“Non c’è più tempo per aspettare le prossime due generazioni volenterose, c’è l’urgenza che le cose cambino, e per questo i film con un messaggio non bastano più. Però, almeno, con La mia classe ci siamo posti una domanda importante”. Sta proprio nella domanda evocata da Valerio Mastandrea – se fare un film possa servire a qualcosa, magari a contribuire al processo di integrazione – il punto del nuovo film di Daniele Gaglianone, un inafferrabile ibrido tra documentario e finzione, in cui un attore (Mastandrea, appunto) diventa professore di italiano per un gruppo di stranieri provenienti da ogni parte del mondo.

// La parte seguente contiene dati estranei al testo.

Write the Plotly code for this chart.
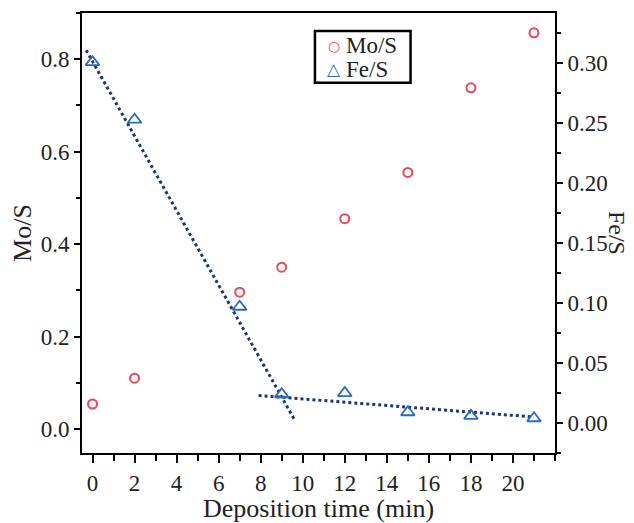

Studenti veri con origini e storie diversissime, che hanno composto la variopinta classe di Gaglianone oggi protagonista alle Giornate degli Autori. Arrivati dall’Egitto o la Costa d’Avorio, dall’Iran o le Filippine,e uniti in un’aula per imparare la nostra lingua grazie al confronto su concetti come “diritti” e “doveri”, situazioni di vita quotidiana, concezione di lavoro e di tradizione. Finché a un certo punto la realtà non irrompe nel gruppo e lo mette in crisi, così come mette in crisi il delicato equilibrio narrativo tra realtà e artificio: “Due settimane prima delle riprese un evento che avevamo previsto in sceneggiatura, ovvero un problema di documenti di soggiorno, è capitato davvero a uno degli studenti – ha spiegato Gaglianone – e abbiamo dovuto decidere come reagire. Il contesto ci chiedeva di fare scelte che andavano contro il motivo per cui facevamo il film, e la decisione che abbiamo preso è forse la più folle: invece lasciar perdere tutto o sostituire in corsa lo studente-attore, abbiamo accolto la realtà nella finzione”.
“Per il professore – aggiunge poi il regista – abbiamo pensato subito a Valerio, perché viene percepito come attore famoso ma anche come persona di estrema autenticità”. Poi la produzione ha scelto persone e storie di vita per comporre La mia classe. “Il set, con noi dentro – ha continuato Gaglianone – è una metafora del nostro rapporto con la società e del modo in cui reagiamo alle situazioni difficili. E in questo film – prodotto da Axelotil film, KimeraFilm e Relief con Rai Cinema – lo spettatore deve smettere di chiedersi se sia doc o finzione, evitare di cercare definizioni rassicuranti che incasellano tutto in una categoria”. La maggior parte degli studenti de La mia classe – “persone di cui diventiamo amici nei primi 40 minuti di film – osserva Gaglianone – e di cui poi raccontiamo l’inferno, quindi finalmente non più figurine invisibili del tg” – era presente oggi al Lido per accompagnare il film: “Ognuno aveva una sua vita – racconta Shadi, egiziano – e anche grazie al film ognuno ha trovato qualcosa che stava cercando in Italia: amici, famiglia o amore”. Intanto, de La mia classe resta “il coraggio di aver almeno posto la domanda”.